Control systems for an internal combustion engine so far suggested are configured in such a manner that the state feedback control is effected in accordance with such quantities as the amount of supplied air, the amount of injected fuel, the rotational speed of the engine and the airfuel ratio, thereby to control the generated torque, engine speed and air-fuel ratio to optimum conditions as disclosed in JP-A-61-145339 and JP-A-61-171618.
On the other hand, throttle control system in which such an actuator, operating as a servo motor, is driven in accordance with a command from a control system to control the opening degree of the throttle valve is disclosed in JP-A-59-196937 and JP-A-59-196939.
The control systems for internal combustion engines suggested in the aforementioned Japanese patent publications assume that a dynamic model of an internal combustion engine controlled in a manner to attain an optimum gain by feedback control has a linear characteristic in the vicinity of an operating point, and no consideration is given to possible use of dynamic control to change the engine speed to a great measure, thus making it impossible to effect optimum feedback control over the entire range of operating points.
Also, no concept of advance control has been introduced for removing the transmission delay based on the internal structure or power transmission mechanism of an internal combustion engine, or the time delay before a change in the amount of supplied air or the fuel supply reaches a cylinder or the delay of rise time attributable to the complicated mechanisms. As a result, the problem is posed that it is impossible to dampen the vehicle vibrations caused by sudden changes in the amount of air or fuel supply.

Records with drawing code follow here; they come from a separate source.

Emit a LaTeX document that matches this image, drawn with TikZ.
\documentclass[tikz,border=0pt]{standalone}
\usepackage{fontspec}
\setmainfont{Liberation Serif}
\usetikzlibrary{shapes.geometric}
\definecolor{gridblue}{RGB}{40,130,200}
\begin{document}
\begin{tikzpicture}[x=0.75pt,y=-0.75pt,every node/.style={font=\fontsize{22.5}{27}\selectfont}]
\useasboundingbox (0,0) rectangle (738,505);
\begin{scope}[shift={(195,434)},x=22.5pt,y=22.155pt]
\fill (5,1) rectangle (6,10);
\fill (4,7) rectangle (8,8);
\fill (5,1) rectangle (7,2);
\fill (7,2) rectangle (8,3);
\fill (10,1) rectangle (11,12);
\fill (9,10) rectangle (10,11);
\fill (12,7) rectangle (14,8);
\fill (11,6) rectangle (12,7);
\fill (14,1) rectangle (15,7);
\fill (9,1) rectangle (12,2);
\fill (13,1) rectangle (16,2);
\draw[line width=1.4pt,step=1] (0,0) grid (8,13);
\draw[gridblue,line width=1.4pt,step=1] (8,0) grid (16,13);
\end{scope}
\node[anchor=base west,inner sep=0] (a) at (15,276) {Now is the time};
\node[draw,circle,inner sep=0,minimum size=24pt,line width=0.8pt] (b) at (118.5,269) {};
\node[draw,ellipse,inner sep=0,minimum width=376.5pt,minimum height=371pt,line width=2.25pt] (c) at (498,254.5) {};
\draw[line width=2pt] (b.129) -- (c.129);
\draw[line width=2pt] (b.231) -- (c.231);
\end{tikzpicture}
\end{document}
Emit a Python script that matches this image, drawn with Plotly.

A method of advance control has been suggested by JP-A-61-171618 in which a required drive torque is calculated from the difference between a target vehicle speed and an actual vehicle speed, and a fuel injection amount or a gear ratio is set on the basis of the value thus calculated. In view of the many factors involved in the calculation of the drive torque, however, this conventional system is incapable of accurate calculation of the required drive torque, and the amount of fuel injection or the gear ratio cannot be set under other than predetermined conditions.